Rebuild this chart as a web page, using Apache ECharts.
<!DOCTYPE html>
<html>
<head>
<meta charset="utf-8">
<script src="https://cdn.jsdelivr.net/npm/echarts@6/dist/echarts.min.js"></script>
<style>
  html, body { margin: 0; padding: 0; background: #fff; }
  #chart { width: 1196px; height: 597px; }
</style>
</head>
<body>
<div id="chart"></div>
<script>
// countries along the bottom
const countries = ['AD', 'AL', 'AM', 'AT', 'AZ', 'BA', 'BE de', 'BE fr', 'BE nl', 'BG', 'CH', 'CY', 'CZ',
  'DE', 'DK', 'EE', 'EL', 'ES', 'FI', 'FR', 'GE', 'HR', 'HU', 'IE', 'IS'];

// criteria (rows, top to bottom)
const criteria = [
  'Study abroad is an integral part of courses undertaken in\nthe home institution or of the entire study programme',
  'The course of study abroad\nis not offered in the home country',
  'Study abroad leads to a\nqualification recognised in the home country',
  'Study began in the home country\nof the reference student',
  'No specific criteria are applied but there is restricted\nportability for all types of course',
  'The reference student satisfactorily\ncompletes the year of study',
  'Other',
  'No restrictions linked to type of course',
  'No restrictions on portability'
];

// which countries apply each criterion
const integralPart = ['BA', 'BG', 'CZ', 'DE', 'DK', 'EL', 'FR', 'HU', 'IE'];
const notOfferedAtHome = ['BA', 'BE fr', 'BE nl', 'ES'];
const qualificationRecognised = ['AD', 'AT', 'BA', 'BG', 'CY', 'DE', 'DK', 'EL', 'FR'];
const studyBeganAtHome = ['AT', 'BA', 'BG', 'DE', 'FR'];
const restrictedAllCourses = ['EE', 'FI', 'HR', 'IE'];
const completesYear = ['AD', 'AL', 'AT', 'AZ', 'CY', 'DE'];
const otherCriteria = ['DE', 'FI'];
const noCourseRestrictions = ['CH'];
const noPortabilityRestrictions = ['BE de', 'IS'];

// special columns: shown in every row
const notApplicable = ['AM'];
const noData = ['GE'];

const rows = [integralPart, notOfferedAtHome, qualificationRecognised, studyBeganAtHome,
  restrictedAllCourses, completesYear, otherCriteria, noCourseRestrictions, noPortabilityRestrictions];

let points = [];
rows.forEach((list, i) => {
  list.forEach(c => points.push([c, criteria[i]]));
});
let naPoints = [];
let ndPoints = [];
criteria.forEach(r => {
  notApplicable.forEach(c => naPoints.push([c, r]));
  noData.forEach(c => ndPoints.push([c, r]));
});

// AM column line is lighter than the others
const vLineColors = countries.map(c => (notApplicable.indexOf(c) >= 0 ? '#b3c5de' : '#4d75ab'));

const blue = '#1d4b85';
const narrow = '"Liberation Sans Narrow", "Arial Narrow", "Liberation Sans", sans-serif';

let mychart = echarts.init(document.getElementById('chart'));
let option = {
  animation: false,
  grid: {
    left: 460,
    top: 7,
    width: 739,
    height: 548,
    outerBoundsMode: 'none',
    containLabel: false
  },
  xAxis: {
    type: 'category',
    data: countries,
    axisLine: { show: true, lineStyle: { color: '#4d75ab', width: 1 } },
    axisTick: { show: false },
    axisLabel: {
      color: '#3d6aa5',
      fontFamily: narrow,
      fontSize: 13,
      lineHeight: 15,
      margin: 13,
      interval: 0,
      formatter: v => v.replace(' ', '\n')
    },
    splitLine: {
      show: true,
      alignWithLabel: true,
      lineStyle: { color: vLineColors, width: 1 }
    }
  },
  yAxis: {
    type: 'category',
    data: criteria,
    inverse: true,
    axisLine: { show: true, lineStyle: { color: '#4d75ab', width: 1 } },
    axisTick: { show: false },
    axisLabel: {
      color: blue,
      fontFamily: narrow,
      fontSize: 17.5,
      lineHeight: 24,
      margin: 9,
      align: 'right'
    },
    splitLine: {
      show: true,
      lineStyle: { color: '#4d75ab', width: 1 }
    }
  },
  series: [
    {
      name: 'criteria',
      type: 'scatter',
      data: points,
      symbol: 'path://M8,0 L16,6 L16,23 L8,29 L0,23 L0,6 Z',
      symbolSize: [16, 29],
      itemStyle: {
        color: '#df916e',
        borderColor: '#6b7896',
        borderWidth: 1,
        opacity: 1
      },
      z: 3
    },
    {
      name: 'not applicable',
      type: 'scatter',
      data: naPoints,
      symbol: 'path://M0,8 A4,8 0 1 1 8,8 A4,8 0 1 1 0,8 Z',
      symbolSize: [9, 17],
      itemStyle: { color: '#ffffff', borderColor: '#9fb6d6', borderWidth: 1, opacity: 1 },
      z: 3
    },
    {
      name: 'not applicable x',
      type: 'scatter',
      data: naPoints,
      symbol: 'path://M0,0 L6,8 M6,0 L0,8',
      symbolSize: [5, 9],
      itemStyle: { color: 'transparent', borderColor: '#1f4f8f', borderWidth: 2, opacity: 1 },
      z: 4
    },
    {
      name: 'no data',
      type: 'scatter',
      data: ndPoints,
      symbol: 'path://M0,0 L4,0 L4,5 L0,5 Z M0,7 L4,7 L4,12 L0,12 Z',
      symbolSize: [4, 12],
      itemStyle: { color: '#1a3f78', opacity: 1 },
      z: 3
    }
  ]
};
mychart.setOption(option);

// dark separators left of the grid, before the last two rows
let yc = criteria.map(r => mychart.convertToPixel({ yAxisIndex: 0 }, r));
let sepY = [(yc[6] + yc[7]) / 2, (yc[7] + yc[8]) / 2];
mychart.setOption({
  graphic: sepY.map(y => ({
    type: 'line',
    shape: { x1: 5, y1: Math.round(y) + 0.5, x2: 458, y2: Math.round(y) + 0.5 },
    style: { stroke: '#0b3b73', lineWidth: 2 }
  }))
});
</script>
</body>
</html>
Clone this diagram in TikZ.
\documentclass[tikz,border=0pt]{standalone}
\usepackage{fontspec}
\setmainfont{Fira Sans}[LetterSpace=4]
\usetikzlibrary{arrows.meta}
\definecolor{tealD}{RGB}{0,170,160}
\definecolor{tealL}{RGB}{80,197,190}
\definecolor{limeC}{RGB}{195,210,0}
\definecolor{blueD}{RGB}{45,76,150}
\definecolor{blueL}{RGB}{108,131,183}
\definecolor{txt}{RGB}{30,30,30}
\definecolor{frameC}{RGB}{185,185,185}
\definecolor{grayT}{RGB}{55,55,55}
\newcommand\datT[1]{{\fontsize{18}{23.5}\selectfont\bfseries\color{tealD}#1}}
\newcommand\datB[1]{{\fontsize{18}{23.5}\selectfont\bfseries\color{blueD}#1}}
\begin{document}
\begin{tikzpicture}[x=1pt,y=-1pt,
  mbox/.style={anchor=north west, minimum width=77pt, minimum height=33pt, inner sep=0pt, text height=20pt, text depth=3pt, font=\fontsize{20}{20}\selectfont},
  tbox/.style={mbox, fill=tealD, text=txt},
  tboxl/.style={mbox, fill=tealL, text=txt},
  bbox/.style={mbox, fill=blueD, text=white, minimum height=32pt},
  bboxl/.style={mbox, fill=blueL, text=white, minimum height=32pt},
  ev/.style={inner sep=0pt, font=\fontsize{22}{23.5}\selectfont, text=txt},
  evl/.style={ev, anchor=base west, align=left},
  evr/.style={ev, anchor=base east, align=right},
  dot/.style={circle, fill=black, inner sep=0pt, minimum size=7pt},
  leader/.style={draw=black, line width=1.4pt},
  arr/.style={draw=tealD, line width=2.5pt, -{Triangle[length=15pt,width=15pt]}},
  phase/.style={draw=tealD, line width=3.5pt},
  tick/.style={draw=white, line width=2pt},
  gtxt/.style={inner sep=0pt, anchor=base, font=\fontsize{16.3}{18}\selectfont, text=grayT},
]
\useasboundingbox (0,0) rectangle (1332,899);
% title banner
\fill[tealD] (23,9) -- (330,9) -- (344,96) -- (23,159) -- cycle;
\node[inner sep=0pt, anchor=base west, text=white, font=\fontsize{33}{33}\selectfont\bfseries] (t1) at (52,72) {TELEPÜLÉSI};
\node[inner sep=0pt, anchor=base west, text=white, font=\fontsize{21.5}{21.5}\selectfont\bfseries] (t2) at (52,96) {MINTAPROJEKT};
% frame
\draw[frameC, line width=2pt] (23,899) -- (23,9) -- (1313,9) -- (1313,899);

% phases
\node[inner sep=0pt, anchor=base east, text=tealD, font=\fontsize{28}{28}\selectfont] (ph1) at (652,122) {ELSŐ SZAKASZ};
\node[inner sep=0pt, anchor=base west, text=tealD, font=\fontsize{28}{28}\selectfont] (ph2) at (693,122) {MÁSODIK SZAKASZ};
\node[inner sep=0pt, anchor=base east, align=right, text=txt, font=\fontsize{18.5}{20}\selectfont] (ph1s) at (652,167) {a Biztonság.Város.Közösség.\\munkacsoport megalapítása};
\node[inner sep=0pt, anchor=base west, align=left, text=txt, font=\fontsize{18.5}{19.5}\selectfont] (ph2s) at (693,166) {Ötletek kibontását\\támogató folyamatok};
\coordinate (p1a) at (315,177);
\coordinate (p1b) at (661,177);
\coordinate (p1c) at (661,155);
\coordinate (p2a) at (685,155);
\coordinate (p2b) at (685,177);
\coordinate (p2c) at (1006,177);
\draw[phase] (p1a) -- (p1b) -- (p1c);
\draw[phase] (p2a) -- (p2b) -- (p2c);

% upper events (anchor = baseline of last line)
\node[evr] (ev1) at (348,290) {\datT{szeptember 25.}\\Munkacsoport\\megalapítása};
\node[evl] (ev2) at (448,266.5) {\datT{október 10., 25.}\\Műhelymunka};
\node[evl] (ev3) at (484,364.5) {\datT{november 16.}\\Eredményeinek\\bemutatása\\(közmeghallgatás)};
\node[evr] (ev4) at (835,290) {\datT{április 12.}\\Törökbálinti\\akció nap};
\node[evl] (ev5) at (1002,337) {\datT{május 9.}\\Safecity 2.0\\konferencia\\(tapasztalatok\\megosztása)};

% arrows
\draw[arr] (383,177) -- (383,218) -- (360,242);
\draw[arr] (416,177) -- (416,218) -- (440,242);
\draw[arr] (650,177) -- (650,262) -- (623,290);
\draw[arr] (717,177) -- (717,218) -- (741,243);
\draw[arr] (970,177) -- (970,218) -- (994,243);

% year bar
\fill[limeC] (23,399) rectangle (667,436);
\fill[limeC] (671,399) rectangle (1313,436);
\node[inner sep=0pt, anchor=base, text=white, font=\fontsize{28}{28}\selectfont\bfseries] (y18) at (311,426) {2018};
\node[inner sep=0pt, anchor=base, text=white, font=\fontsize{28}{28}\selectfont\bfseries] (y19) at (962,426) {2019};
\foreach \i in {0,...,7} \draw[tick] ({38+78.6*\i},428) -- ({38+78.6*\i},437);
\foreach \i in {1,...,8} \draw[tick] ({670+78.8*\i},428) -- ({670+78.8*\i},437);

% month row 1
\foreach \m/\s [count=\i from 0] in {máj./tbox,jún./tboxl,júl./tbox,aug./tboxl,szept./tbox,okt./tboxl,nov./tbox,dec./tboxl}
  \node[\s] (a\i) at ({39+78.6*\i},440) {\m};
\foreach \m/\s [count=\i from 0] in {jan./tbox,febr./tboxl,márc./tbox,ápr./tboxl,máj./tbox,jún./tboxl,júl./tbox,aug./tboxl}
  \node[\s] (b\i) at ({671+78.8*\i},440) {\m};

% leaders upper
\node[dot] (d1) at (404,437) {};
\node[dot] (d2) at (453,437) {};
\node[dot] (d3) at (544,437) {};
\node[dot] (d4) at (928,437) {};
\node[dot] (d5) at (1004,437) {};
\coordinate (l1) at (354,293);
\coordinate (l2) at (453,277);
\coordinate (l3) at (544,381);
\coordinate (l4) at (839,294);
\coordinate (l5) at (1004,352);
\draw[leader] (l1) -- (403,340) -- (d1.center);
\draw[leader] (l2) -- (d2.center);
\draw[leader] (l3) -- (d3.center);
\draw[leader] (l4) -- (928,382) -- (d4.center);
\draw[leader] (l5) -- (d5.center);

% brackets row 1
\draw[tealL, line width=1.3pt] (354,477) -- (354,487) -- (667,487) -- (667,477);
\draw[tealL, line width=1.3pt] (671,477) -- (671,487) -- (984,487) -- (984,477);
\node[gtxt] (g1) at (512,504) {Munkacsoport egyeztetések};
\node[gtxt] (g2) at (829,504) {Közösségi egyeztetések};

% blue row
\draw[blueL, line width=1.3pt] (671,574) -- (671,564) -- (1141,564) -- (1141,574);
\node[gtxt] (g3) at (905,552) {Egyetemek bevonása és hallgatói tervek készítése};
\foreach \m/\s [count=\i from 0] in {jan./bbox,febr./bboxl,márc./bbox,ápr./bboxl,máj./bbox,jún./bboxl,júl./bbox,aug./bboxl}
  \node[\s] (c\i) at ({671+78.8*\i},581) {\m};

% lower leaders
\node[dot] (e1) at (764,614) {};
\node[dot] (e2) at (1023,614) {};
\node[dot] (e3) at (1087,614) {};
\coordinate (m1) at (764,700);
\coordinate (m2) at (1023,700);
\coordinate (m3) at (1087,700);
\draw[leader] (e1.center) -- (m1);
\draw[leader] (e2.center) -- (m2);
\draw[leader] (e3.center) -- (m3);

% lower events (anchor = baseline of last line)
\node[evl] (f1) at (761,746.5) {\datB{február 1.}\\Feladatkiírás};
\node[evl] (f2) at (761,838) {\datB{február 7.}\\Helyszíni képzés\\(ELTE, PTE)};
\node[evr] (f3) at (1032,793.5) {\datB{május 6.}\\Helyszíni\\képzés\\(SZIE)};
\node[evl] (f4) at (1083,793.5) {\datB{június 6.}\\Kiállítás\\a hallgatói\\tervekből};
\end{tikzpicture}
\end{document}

========

### WHAT TO DO
Transcribe nothing but the lines from the line with "Clone this diagram in TikZ." through the line with "(1313,9) -- (1313,899);", reproducing each exactly.

### EXERCISE RESULT
Clone this diagram in TikZ.
\documentclass[tikz,border=0pt]{standalone}
\usepackage{fontspec}
\setmainfont{Fira Sans}[LetterSpace=4]
\usetikzlibrary{arrows.meta}
\definecolor{tealD}{RGB}{0,170,160}
\definecolor{tealL}{RGB}{80,197,190}
\definecolor{limeC}{RGB}{195,210,0}
\definecolor{blueD}{RGB}{45,76,150}
\definecolor{blueL}{RGB}{108,131,183}
\definecolor{txt}{RGB}{30,30,30}
\definecolor{frameC}{RGB}{185,185,185}
\definecolor{grayT}{RGB}{55,55,55}
\newcommand\datT[1]{{\fontsize{18}{23.5}\selectfont\bfseries\color{tealD}#1}}
\newcommand\datB[1]{{\fontsize{18}{23.5}\selectfont\bfseries\color{blueD}#1}}
\begin{document}
\begin{tikzpicture}[x=1pt,y=-1pt,
  mbox/.style={anchor=north west, minimum width=77pt, minimum height=33pt, inner sep=0pt, text height=20pt, text depth=3pt, font=\fontsize{20}{20}\selectfont},
  tbox/.style={mbox, fill=tealD, text=txt},
  tboxl/.style={mbox, fill=tealL, text=txt},
  bbox/.style={mbox, fill=blueD, text=white, minimum height=32pt},
  bboxl/.style={mbox, fill=blueL, text=white, minimum height=32pt},
  ev/.style={inner sep=0pt, font=\fontsize{22}{23.5}\selectfont, text=txt},
  evl/.style={ev, anchor=base west, align=left},
  evr/.style={ev, anchor=base east, align=right},
  dot/.style={circle, fill=black, inner sep=0pt, minimum size=7pt},
  leader/.style={draw=black, line width=1.4pt},
  arr/.style={draw=tealD, line width=2.5pt, -{Triangle[length=15pt,width=15pt]}},
  phase/.style={draw=tealD, line width=3.5pt},
  tick/.style={draw=white, line width=2pt},
  gtxt/.style={inner sep=0pt, anchor=base, font=\fontsize{16.3}{18}\selectfont, text=grayT},
]
\useasboundingbox (0,0) rectangle (1332,899);
% title banner
\fill[tealD] (23,9) -- (330,9) -- (344,96) -- (23,159) -- cycle;
\node[inner sep=0pt, anchor=base west, text=white, font=\fontsize{33}{33}\selectfont\bfseries] (t1) at (52,72) {TELEPÜLÉSI};
\node[inner sep=0pt, anchor=base west, text=white, font=\fontsize{21.5}{21.5}\selectfont\bfseries] (t2) at (52,96) {MINTAPROJEKT};
% frame
\draw[frameC, line width=2pt] (23,899) -- (23,9) -- (1313,9) -- (1313,899);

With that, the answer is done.